»»

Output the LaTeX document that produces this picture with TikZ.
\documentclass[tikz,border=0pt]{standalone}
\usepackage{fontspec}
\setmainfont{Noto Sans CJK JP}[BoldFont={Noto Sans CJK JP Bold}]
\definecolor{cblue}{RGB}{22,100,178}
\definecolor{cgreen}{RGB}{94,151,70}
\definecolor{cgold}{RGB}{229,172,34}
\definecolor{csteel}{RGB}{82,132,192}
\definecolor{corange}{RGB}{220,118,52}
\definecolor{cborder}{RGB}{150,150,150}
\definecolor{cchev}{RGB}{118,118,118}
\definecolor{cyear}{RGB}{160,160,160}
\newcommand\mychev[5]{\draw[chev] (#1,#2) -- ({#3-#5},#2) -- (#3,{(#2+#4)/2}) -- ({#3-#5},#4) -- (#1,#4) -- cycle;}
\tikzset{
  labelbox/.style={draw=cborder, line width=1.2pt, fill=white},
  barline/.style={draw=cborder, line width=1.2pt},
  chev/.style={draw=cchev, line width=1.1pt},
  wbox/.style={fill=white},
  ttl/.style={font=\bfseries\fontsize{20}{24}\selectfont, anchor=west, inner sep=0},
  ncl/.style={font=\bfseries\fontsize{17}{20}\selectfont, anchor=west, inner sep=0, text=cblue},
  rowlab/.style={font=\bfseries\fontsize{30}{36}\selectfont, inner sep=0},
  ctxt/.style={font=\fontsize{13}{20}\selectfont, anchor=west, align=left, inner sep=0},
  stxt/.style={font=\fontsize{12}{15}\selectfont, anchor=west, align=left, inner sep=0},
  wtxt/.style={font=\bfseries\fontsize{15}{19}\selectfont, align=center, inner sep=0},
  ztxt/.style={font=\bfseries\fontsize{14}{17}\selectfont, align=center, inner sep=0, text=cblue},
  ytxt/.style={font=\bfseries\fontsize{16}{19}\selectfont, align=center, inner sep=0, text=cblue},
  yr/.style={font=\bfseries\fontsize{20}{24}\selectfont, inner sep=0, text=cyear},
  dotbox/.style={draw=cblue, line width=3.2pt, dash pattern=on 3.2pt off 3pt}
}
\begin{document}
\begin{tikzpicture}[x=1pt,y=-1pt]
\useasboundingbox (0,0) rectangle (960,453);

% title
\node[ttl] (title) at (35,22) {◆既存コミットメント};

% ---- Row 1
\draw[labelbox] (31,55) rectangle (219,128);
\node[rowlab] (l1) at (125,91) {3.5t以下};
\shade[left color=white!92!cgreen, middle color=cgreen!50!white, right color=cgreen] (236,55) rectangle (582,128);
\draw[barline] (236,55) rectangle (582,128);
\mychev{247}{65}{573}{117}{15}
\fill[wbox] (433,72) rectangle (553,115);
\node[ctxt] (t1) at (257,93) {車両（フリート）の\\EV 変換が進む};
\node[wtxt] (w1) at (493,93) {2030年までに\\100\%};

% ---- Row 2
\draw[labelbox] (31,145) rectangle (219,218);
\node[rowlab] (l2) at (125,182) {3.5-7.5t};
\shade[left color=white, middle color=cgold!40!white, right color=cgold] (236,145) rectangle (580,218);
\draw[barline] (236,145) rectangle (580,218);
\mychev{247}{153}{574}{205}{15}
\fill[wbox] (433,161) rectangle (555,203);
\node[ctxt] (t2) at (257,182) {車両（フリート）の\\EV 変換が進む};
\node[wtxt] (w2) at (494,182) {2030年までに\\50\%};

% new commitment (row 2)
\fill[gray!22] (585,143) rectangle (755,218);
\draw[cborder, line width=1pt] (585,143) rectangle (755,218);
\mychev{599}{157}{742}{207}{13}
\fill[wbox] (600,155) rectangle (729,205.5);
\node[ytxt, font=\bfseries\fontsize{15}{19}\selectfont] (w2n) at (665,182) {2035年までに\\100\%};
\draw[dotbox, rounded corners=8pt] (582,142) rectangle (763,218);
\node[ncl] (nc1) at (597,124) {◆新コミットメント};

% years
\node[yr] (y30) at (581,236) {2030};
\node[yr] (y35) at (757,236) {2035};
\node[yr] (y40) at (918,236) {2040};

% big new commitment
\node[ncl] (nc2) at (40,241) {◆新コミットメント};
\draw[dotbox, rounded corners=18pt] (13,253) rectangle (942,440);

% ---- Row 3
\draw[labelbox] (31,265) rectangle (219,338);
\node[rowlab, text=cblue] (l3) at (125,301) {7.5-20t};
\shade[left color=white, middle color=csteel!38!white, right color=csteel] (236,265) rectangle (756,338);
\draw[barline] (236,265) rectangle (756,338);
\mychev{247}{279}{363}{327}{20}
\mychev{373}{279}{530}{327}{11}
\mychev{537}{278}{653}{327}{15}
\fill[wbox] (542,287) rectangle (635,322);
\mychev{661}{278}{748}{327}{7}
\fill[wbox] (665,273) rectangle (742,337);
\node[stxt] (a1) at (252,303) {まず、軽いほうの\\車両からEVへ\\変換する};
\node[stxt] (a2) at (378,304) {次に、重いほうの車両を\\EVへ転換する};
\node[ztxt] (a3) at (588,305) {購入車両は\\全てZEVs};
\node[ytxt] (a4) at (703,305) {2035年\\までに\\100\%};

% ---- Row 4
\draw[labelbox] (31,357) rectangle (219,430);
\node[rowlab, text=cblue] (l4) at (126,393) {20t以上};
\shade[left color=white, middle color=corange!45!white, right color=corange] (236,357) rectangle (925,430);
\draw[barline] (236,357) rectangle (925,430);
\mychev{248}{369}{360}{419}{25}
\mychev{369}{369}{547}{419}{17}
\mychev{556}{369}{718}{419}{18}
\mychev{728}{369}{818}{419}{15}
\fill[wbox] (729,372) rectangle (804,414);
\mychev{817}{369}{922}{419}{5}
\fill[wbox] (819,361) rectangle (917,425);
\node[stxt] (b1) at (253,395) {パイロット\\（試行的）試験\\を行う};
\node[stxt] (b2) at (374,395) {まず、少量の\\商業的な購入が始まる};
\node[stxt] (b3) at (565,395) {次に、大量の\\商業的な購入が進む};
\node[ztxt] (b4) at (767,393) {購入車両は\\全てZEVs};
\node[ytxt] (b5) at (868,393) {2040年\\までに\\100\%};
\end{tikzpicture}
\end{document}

««

## TASK STATEMENT
Write out the material exactly as given.

## COMPLETE RESPONSE
Output the LaTeX document that produces this picture with TikZ.
\documentclass[tikz,border=0pt]{standalone}
\usepackage{fontspec}
\setmainfont{Noto Sans CJK JP}[BoldFont={Noto Sans CJK JP Bold}]
\definecolor{cblue}{RGB}{22,100,178}
\definecolor{cgreen}{RGB}{94,151,70}
\definecolor{cgold}{RGB}{229,172,34}
\definecolor{csteel}{RGB}{82,132,192}
\definecolor{corange}{RGB}{220,118,52}
\definecolor{cborder}{RGB}{150,150,150}
\definecolor{cchev}{RGB}{118,118,118}
\definecolor{cyear}{RGB}{160,160,160}
\newcommand\mychev[5]{\draw[chev] (#1,#2) -- ({#3-#5},#2) -- (#3,{(#2+#4)/2}) -- ({#3-#5},#4) -- (#1,#4) -- cycle;}
\tikzset{
  labelbox/.style={draw=cborder, line width=1.2pt, fill=white},
  barline/.style={draw=cborder, line width=1.2pt},
  chev/.style={draw=cchev, line width=1.1pt},
  wbox/.style={fill=white},
  ttl/.style={font=\bfseries\fontsize{20}{24}\selectfont, anchor=west, inner sep=0},
  ncl/.style={font=\bfseries\fontsize{17}{20}\selectfont, anchor=west, inner sep=0, text=cblue},
  rowlab/.style={font=\bfseries\fontsize{30}{36}\selectfont, inner sep=0},
  ctxt/.style={font=\fontsize{13}{20}\selectfont, anchor=west, align=left, inner sep=0},
  stxt/.style={font=\fontsize{12}{15}\selectfont, anchor=west, align=left, inner sep=0},
  wtxt/.style={font=\bfseries\fontsize{15}{19}\selectfont, align=center, inner sep=0},
  ztxt/.style={font=\bfseries\fontsize{14}{17}\selectfont, align=center, inner sep=0, text=cblue},
  ytxt/.style={font=\bfseries\fontsize{16}{19}\selectfont, align=center, inner sep=0, text=cblue},
  yr/.style={font=\bfseries\fontsize{20}{24}\selectfont, inner sep=0, text=cyear},
  dotbox/.style={draw=cblue, line width=3.2pt, dash pattern=on 3.2pt off 3pt}
}
\begin{document}
\begin{tikzpicture}[x=1pt,y=-1pt]
\useasboundingbox (0,0) rectangle (960,453);

% title
\node[ttl] (title) at (35,22) {◆既存コミットメント};

% ---- Row 1
\draw[labelbox] (31,55) rectangle (219,128);
\node[rowlab] (l1) at (125,91) {3.5t以下};
\shade[left color=white!92!cgreen, middle color=cgreen!50!white, right color=cgreen] (236,55) rectangle (582,128);
\draw[barline] (236,55) rectangle (582,128);
\mychev{247}{65}{573}{117}{15}
\fill[wbox] (433,72) rectangle (553,115);
\node[ctxt] (t1) at (257,93) {車両（フリート）の\\EV 変換が進む};
\node[wtxt] (w1) at (493,93) {2030年までに\\100\%};

% ---- Row 2
\draw[labelbox] (31,145) rectangle (219,218);
\node[rowlab] (l2) at (125,182) {3.5-7.5t};
\shade[left color=white, middle color=cgold!40!white, right color=cgold] (236,145) rectangle (580,218);
\draw[barline] (236,145) rectangle (580,218);
\mychev{247}{153}{574}{205}{15}
\fill[wbox] (433,161) rectangle (555,203);
\node[ctxt] (t2) at (257,182) {車両（フリート）の\\EV 変換が進む};
\node[wtxt] (w2) at (494,182) {2030年までに\\50\%};

% new commitment (row 2)
\fill[gray!22] (585,143) rectangle (755,218);
\draw[cborder, line width=1pt] (585,143) rectangle (755,218);
\mychev{599}{157}{742}{207}{13}
\fill[wbox] (600,155) rectangle (729,205.5);
\node[ytxt, font=\bfseries\fontsize{15}{19}\selectfont] (w2n) at (665,182) {2035年までに\\100\%};
\draw[dotbox, rounded corners=8pt] (582,142) rectangle (763,218);
\node[ncl] (nc1) at (597,124) {◆新コミットメント};

% years
\node[yr] (y30) at (581,236) {2030};
\node[yr] (y35) at (757,236) {2035};
\node[yr] (y40) at (918,236) {2040};

% big new commitment
\node[ncl] (nc2) at (40,241) {◆新コミットメント};
\draw[dotbox, rounded corners=18pt] (13,253) rectangle (942,440);

% ---- Row 3
\draw[labelbox] (31,265) rectangle (219,338);
\node[rowlab, text=cblue] (l3) at (125,301) {7.5-20t};
\shade[left color=white, middle color=csteel!38!white, right color=csteel] (236,265) rectangle (756,338);
\draw[barline] (236,265) rectangle (756,338);
\mychev{247}{279}{363}{327}{20}
\mychev{373}{279}{530}{327}{11}
\mychev{537}{278}{653}{327}{15}
\fill[wbox] (542,287) rectangle (635,322);
\mychev{661}{278}{748}{327}{7}
\fill[wbox] (665,273) rectangle (742,337);
\node[stxt] (a1) at (252,303) {まず、軽いほうの\\車両からEVへ\\変換する};
\node[stxt] (a2) at (378,304) {次に、重いほうの車両を\\EVへ転換する};
\node[ztxt] (a3) at (588,305) {購入車両は\\全てZEVs};
\node[ytxt] (a4) at (703,305) {2035年\\までに\\100\%};

% ---- Row 4
\draw[labelbox] (31,357) rectangle (219,430);
\node[rowlab, text=cblue] (l4) at (126,393) {20t以上};
\shade[left color=white, middle color=corange!45!white, right color=corange] (236,357) rectangle (925,430);
\draw[barline] (236,357) rectangle (925,430);
\mychev{248}{369}{360}{419}{25}
\mychev{369}{369}{547}{419}{17}
\mychev{556}{369}{718}{419}{18}
\mychev{728}{369}{818}{419}{15}
\fill[wbox] (729,372) rectangle (804,414);
\mychev{817}{369}{922}{419}{5}
\fill[wbox] (819,361) rectangle (917,425);
\node[stxt] (b1) at (253,395) {パイロット\\（試行的）試験\\を行う};
\node[stxt] (b2) at (374,395) {まず、少量の\\商業的な購入が始まる};
\node[stxt] (b3) at (565,395) {次に、大量の\\商業的な購入が進む};
\node[ztxt] (b4) at (767,393) {購入車両は\\全てZEVs};
\node[ytxt] (b5) at (868,393) {2040年\\までに\\100\%};
\end{tikzpicture}
\end{document}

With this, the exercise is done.